FORWARD-LOOKING STATEMENTS
This communication contains statements concerning the company's future results, performance and plans that are forward-looking statements within the meaning of the Private Securities Litigation Reform Act of 1995, including, without limitation, with respect to any potential transaction or transactions involving





Weyerhaeuser’s Cellulose Fibers business or the structure or timing of any such transaction or transactions, the use of proceeds from any such transaction or transactions, as well as the risk factors disclosed in Weyerhaeuser’s filings with the SEC, including Weyerhaeuser’s annual reports on Form 10-K for the year ended December 31, 2015. These forward-looking statements are based on various assumptions and are subject to various contingencies and may not be accurate because of risks and uncertainties surrounding these assumptions and contingencies.
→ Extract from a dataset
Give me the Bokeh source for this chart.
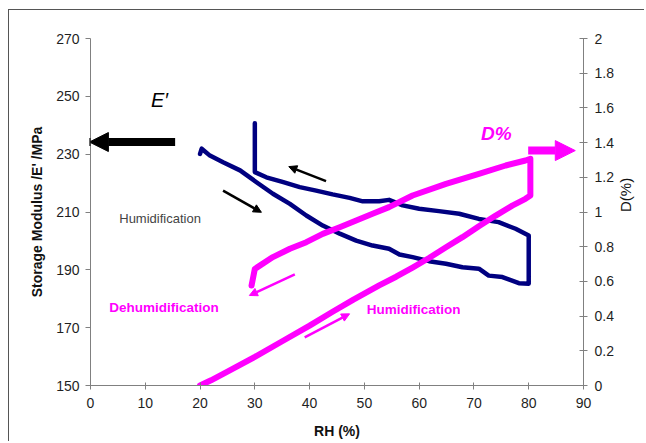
import math
from bokeh.plotting import figure
from bokeh.models import Range1d, LinearAxis, FixedTicker, Arrow, NormalHead, Label, CustomJSTickFormatter
from bokeh.embed import file_html
from bokeh.resources import INLINE

# ---- data ----
x_ticks = [0, 10, 20, 30, 40, 50, 60, 70, 80, 90]
e_ticks = [150, 170, 190, 210, 230, 250, 270]
d_ticks = [0, 0.2, 0.4, 0.6, 0.8, 1.0, 1.2, 1.4, 1.6, 1.8, 2.0]

# Storage modulus E' (MPa) vs RH (%)
rh_e = [20.0, 20.3, 21.8, 24.2, 27.3, 30.3, 33.3, 36.4, 39.4, 42.4, 45.5, 48.5,
        51.5, 54.5, 56.4, 58.8, 61.8, 64.9, 67.9, 70.9, 72.7, 75.2, 78.2, 80.0,
        80.0, 80.0, 77.6, 74.5, 70.9, 67.3, 63.6, 60.0, 57.0, 54.5, 52.7, 49.7,
        47.3, 44.2, 41.2, 38.2, 35.2, 32.1, 30.0, 30.0]
e_mod = [230.1, 231.9, 229.5, 227.2, 224.4, 220.3, 216.3, 212.8, 208.8, 205.3, 202.5, 200.1,
         198.4, 197.3, 195.3, 194.4, 193.0, 192.1, 190.9, 190.4, 188.0, 187.5, 185.4, 185.2,
         193.0, 201.9, 204.2, 206.5, 207.6, 209.4, 210.3, 211.1, 212.3, 214.2, 213.7, 213.7,
         214.9, 216.1, 217.4, 218.6, 220.3, 222.0, 223.8, 240.7]

# Dimensional change D (%) vs RH (%)
rh_d = [20.0, 22.0, 25.0, 30.0, 35.0, 40.0, 44.2, 48.0, 52.7, 55.8, 58.8, 61.8,
        64.9, 67.9, 70.9, 73.9, 77.0, 79.4, 80.3, 80.3, 79.4, 75.8, 70.9, 64.9,
        58.8, 54.5, 51.5, 48.5, 45.5, 42.4, 39.4, 36.4, 33.3, 30.0, 29.4]
d_pct = [0.0, 0.03, 0.08, 0.165, 0.255, 0.345, 0.425, 0.495, 0.577, 0.627, 0.68, 0.735,
         0.797, 0.855, 0.918, 0.978, 1.037, 1.076, 1.095, 1.307, 1.297, 1.268, 1.22, 1.162,
         1.095, 1.028, 0.99, 0.951, 0.912, 0.874, 0.826, 0.788, 0.74, 0.672, 0.576]

BLUE = "#000080"
MAG = "#FF00FF"
AX = "#808080"
TXT = "#1f1f1f"
FONT = "Liberation Sans"

p = figure(width=636, height=432, x_range=Range1d(0, 90), y_range=Range1d(150, 270),
           output_backend="svg", toolbar_location=None,
           min_border_left=81, min_border_right=60, min_border_top=28, min_border_bottom=57)
p.extra_y_ranges = {"D": Range1d(0, 2)}
p.styles = {"margin-left": "8px", "margin-top": "9px",
            "border-left": "1px solid #555", "border-top": "1px solid #555"}
p.outline_line_color = None
p.xgrid.visible = False
p.ygrid.visible = False

def style_axis(ax, tin, tout, standoff):
    ax.axis_line_color = AX
    ax.major_tick_line_color = AX
    ax.minor_tick_line_color = None
    ax.major_tick_in = tin
    ax.major_tick_out = tout
    ax.major_label_standoff = standoff
    ax.major_label_text_font = FONT
    ax.major_label_text_font_size = "14px"
    ax.major_label_text_color = TXT
    ax.axis_label_text_font = FONT
    ax.axis_label_text_color = "#111111"

xa = p.xaxis[0]
xa.ticker = FixedTicker(ticks=x_ticks)
style_axis(xa, 3, 4, 8)
xa.axis_label = "RH (%)"
xa.axis_label_text_font_style = "bold"
xa.axis_label_text_font_size = "14px"
xa.axis_label_standoff = 12

ya = p.yaxis[0]
ya.ticker = FixedTicker(ticks=e_ticks)
style_axis(ya, 0, 5, 6)
ya.axis_label = "Storage Modulus /E' /MPa"
ya.axis_label_text_font_style = "bold"
ya.axis_label_text_font_size = "14px"
ya.axis_label_standoff = 8

ra = LinearAxis(y_range_name="D", ticker=FixedTicker(ticks=d_ticks),
                formatter=CustomJSTickFormatter(code="return (Math.round(tick*10)/10).toString();"))
style_axis(ra, 4, 4, 7)
ra.axis_label = "D(%)"
ra.axis_label_text_font_style = "normal"
ra.axis_label_text_font_size = "15px"
ra.axis_label_standoff = 9
ra.axis_label_orientation = math.pi / 2
p.add_layout(ra, "right")

# curves
p.line(rh_e, e_mod, line_color=BLUE, line_width=4.5, line_join="round", line_cap="round")
p.line(rh_d, d_pct, line_color=MAG, line_width=6, line_join="round", line_cap="round",
       y_range_name="D")

# big arrows
p.add_layout(Arrow(end=NormalHead(size=19, fill_color="black", line_color="black"),
                   x_start=15.45, y_start=234.2, x_end=-0.2, y_end=234.2,
                   line_color="black", line_width=8))
p.add_layout(Arrow(end=NormalHead(size=20, fill_color=MAG, line_color=MAG),
                   x_start=79.9, y_start=1.354, x_end=88.5, y_end=1.354,
                   line_color=MAG, line_width=8, y_range_name="D"))
# small arrows
p.add_layout(Arrow(end=NormalHead(size=8, fill_color="black", line_color="black"),
                   x_start=24.2, y_start=217.4, x_end=31.2, y_end=209.9,
                   line_color="black", line_width=2.5))
p.add_layout(Arrow(end=NormalHead(size=8, fill_color="black", line_color="black"),
                   x_start=43.0, y_start=220.7, x_end=36.2, y_end=225.7,
                   line_color="black", line_width=2.5))
p.add_layout(Arrow(end=NormalHead(size=8, fill_color=MAG, line_color=MAG),
                   x_start=37.3, y_start=0.64, x_end=29.0, y_end=0.519,
                   line_color=MAG, line_width=2.5, y_range_name="D"))
p.add_layout(Arrow(end=NormalHead(size=8, fill_color=MAG, line_color=MAG),
                   x_start=39.1, y_start=0.278, x_end=47.3, y_end=0.413,
                   line_color=MAG, line_width=2.5, y_range_name="D"))

# labels
p.add_layout(Label(x=12.6, y=248.6, text="E′", text_align="center", text_baseline="middle",
                   text_font=FONT, text_font_size="20px", text_font_style="italic",
                   text_color="black"))
p.add_layout(Label(x=12.7, y=207.6, text="Humidification", text_align="center",
                   text_baseline="middle", text_font=FONT, text_font_size="13px",
                   text_color="#444444"))
p.add_layout(Label(x=74.1, y=1.45, text="D%", text_align="center", text_baseline="middle",
                   text_font=FONT, text_font_size="19px", text_font_style="bold italic",
                   text_color=MAG, y_range_name="D"))
p.add_layout(Label(x=13.4, y=0.448, text="Dehumidification", text_align="center",
                   text_baseline="middle", text_font=FONT, text_font_size="13.5px",
                   text_font_style="bold", text_color=MAG, y_range_name="D"))
p.add_layout(Label(x=59.0, y=0.438, text="Humidification", text_align="center",
                   text_baseline="middle", text_font=FONT, text_font_size="13.5px",
                   text_font_style="bold", text_color=MAG, y_range_name="D"))

open("out.html", "w").write(file_html(p, INLINE))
Factors listed above, as well as other factors, may cause actual results to differ significantly from these forward-looking statements. There is no guarantee that any of the events anticipated by these forward-looking statements will occur. If any of the events occur, there is no guarantee what effect they will have on company operations or financial condition. The company will not update these forward-looking statements after the date of this news release.